>> Begin
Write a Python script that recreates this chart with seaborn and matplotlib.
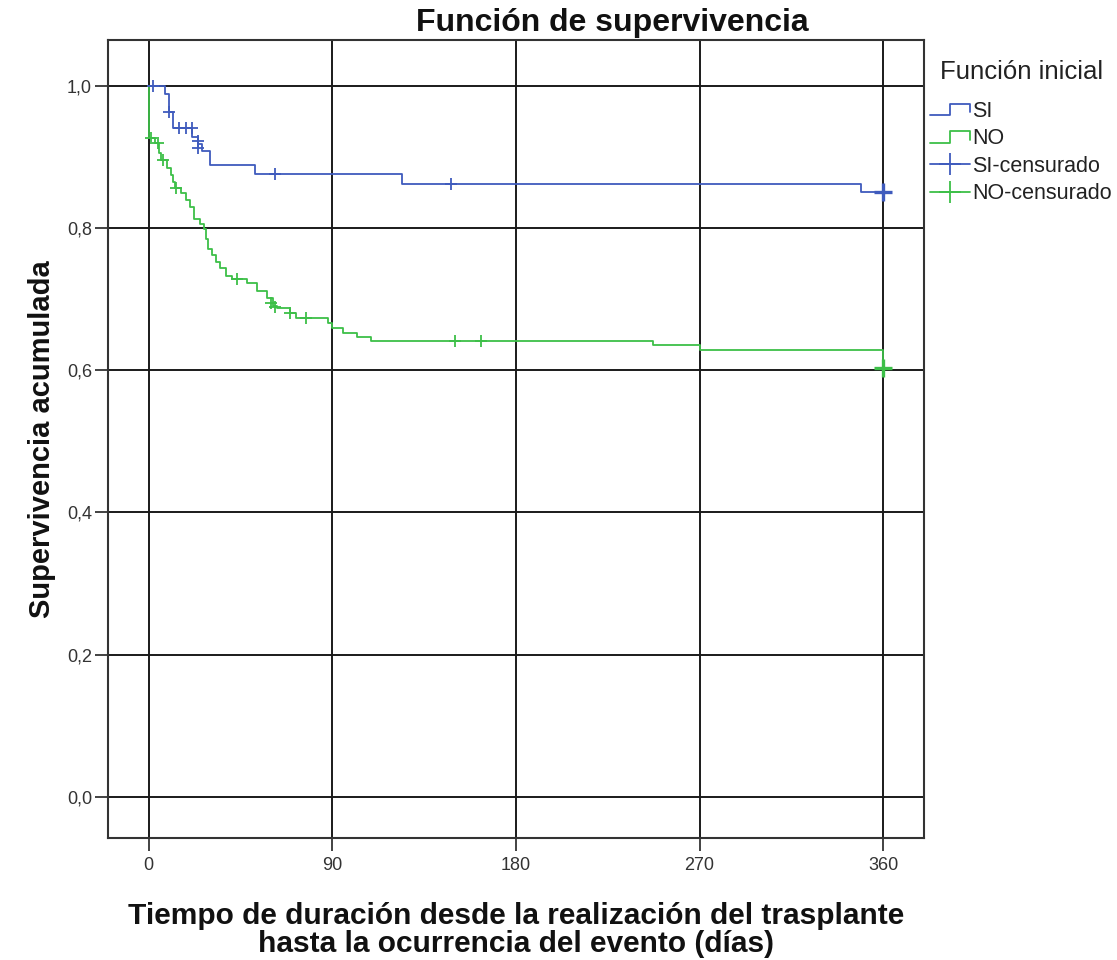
import numpy as np
import pandas as pd
import seaborn as sns
from matplotlib import pyplot as plt
from matplotlib.lines import Line2D
from matplotlib.legend_handler import HandlerBase

# curva SI (tiempo en días, supervivencia acumulada)
si_tiempo = [0, 8, 10, 12, 21, 24, 26, 30, 52, 124, 349, 360]
si_surv = [1.0, 0.988, 0.963, 0.941, 0.928, 0.918, 0.909, 0.889, 0.876, 0.862, 0.850, 0.850]
si_cens_tiempo = [2, 10, 15, 18, 21, 24, 24, 62, 148]
si_cens_surv = [1.0, 0.963, 0.941, 0.941, 0.941, 0.923, 0.913, 0.876, 0.862]

# curva NO
no_tiempo = [0, 0, 3, 5, 6, 9, 11, 12, 13, 16, 18, 20, 22, 25, 27, 28, 29, 31, 33, 35,
             38, 41, 48, 53, 58, 61, 63, 69, 72, 88, 90, 95, 102, 109, 247, 270, 360]
no_surv = [1.0, 0.926, 0.919, 0.905, 0.895, 0.885, 0.875, 0.865, 0.856, 0.849, 0.840,
           0.830, 0.813, 0.806, 0.799, 0.785, 0.771, 0.762, 0.752, 0.744, 0.733, 0.729,
           0.722, 0.712, 0.702, 0.691, 0.687, 0.680, 0.673, 0.666, 0.660, 0.653, 0.647,
           0.641, 0.636, 0.629, 0.603]
no_cens_tiempo = [1, 4.5, 7, 13.5, 43, 60, 62, 69, 77, 150, 163]
no_cens_surv = [0.926, 0.919, 0.895, 0.856, 0.729, 0.694, 0.689, 0.680, 0.673, 0.641, 0.641]

# muchos censurados al final del seguimiento
fin_tiempo = [360, 360]
fin_surv = [0.850, 0.603]

x_ticks = [0, 90, 180, 270, 360]
y_ticks = [0.0, 0.2, 0.4, 0.6, 0.8, 1.0]
y_labels = ["0,0", "0,2", "0,4", "0,6", "0,8", "1,0"]

azul = "#3f5bbd"
verde = "#3dbf48"

sns.set_theme(style="white")
plt.rcParams["font.family"] = ["Liberation Sans", "DejaVu Sans"]

df_si = pd.DataFrame({"t": si_tiempo, "s": si_surv})
df_no = pd.DataFrame({"t": no_tiempo, "s": no_surv})

fig = plt.figure(figsize=(11.17, 9.6), dpi=100)
ax = fig.add_axes([0.0967, 0.127, 0.7305, 0.831])

sns.lineplot(data=df_si, x="t", y="s", ax=ax, color=azul, lw=1.3,
             drawstyle="steps-post", estimator=None, sort=False)
sns.lineplot(data=df_no, x="t", y="s", ax=ax, color=verde, lw=1.3,
             drawstyle="steps-post", estimator=None, sort=False)

sns.scatterplot(x=si_cens_tiempo, y=si_cens_surv, ax=ax, marker="+", s=85,
                color=azul, linewidth=1.3, zorder=4)
sns.scatterplot(x=no_cens_tiempo, y=no_cens_surv, ax=ax, marker="+", s=85,
                color=verde, linewidth=1.3, zorder=4)
sns.scatterplot(x=fin_tiempo[:1], y=fin_surv[:1], ax=ax, marker="+", s=160,
                color=azul, linewidth=2.4, zorder=4)
sns.scatterplot(x=fin_tiempo[1:], y=fin_surv[1:], ax=ax, marker="+", s=160,
                color=verde, linewidth=2.4, zorder=4)

ax.set_xlim(-20, 380)
ax.set_ylim(-0.058, 1.064)
ax.set_xticks(x_ticks)
ax.set_yticks(y_ticks)
ax.set_yticklabels(y_labels)
ax.grid(True, color="#1a1a1a", lw=1.4)
ax.set_axisbelow(True)
for sp in ax.spines.values():
    sp.set_color("#333333")
    sp.set_linewidth(1.5)
ax.tick_params(axis="both", direction="out", length=9.5, width=1.2, color="#222222",
               labelsize=13, labelcolor="#333333", bottom=True, left=True)
ax.tick_params(axis="y", pad=2)
ax.tick_params(axis="x", pad=4)

ax.set_xlabel("Tiempo de duración desde la realización del trasplante\nhasta la ocurrencia del evento (días)",
              fontsize=21.5, fontweight="bold", labelpad=20, linespacing=1.0, color="#111111")
ax.set_ylabel("Supervivencia acumulada", fontsize=21, fontweight="bold", labelpad=8,
              color="#111111")
fig.text(0.548, 0.976, "Función de supervivencia", ha="center", va="center",
         fontsize=23, fontweight="bold", color="#111111")


class StepHandler(HandlerBase):
    def create_artists(self, legend, orig_handle, xdescent, ydescent, width, height, fontsize, trans):
        xs = np.array([0, 0.5, 0.5, 1.0, 1.0]) * width - xdescent
        ys = np.array([0.1, 0.1, 0.85, 0.85, 0.3]) * height - ydescent
        ln = Line2D(xs, ys, color=orig_handle.get_color(), lw=1.3)
        ln.set_transform(trans)
        return [ln]


h_si = Line2D([], [], color=azul)
h_no = Line2D([], [], color=verde)
h_si_c = Line2D([], [], color=azul, lw=1.3, marker="+", markersize=16, markeredgewidth=1.3)
h_no_c = Line2D([], [], color=verde, lw=1.3, marker="+", markersize=16, markeredgewidth=1.3)

fig.text(0.8415, 0.925, "Función inicial", ha="left", va="center", fontsize=18.5,
         color="#222222")
leg = ax.legend([h_si, h_no, h_si_c, h_no_c], ["SI", "NO", "SI-censurado", "NO-censurado"],
                handler_map={h_si: StepHandler(), h_no: StepHandler()},
                loc="upper left", bbox_to_anchor=(0.833, 0.895), bbox_transform=fig.transFigure,
                frameon=False, fontsize=15.5, handlelength=1.85, handletextpad=0.1,
                labelspacing=0.3, borderaxespad=0, borderpad=0)
for t in leg.get_texts():
    t.set_color("#222222")

fig.savefig("out.png", dpi=100)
>> End
- Task goal: Skip the pictures and restate exactly the lines from the beginning of the listing to the line with "from matplotlib.legend_handler import", that line included.

- Task response:
Write a Python script that recreates this chart with seaborn and matplotlib.
import numpy as np
import pandas as pd
import seaborn as sns
from matplotlib import pyplot as plt
from matplotlib.lines import Line2D
from matplotlib.legend_handler import HandlerBase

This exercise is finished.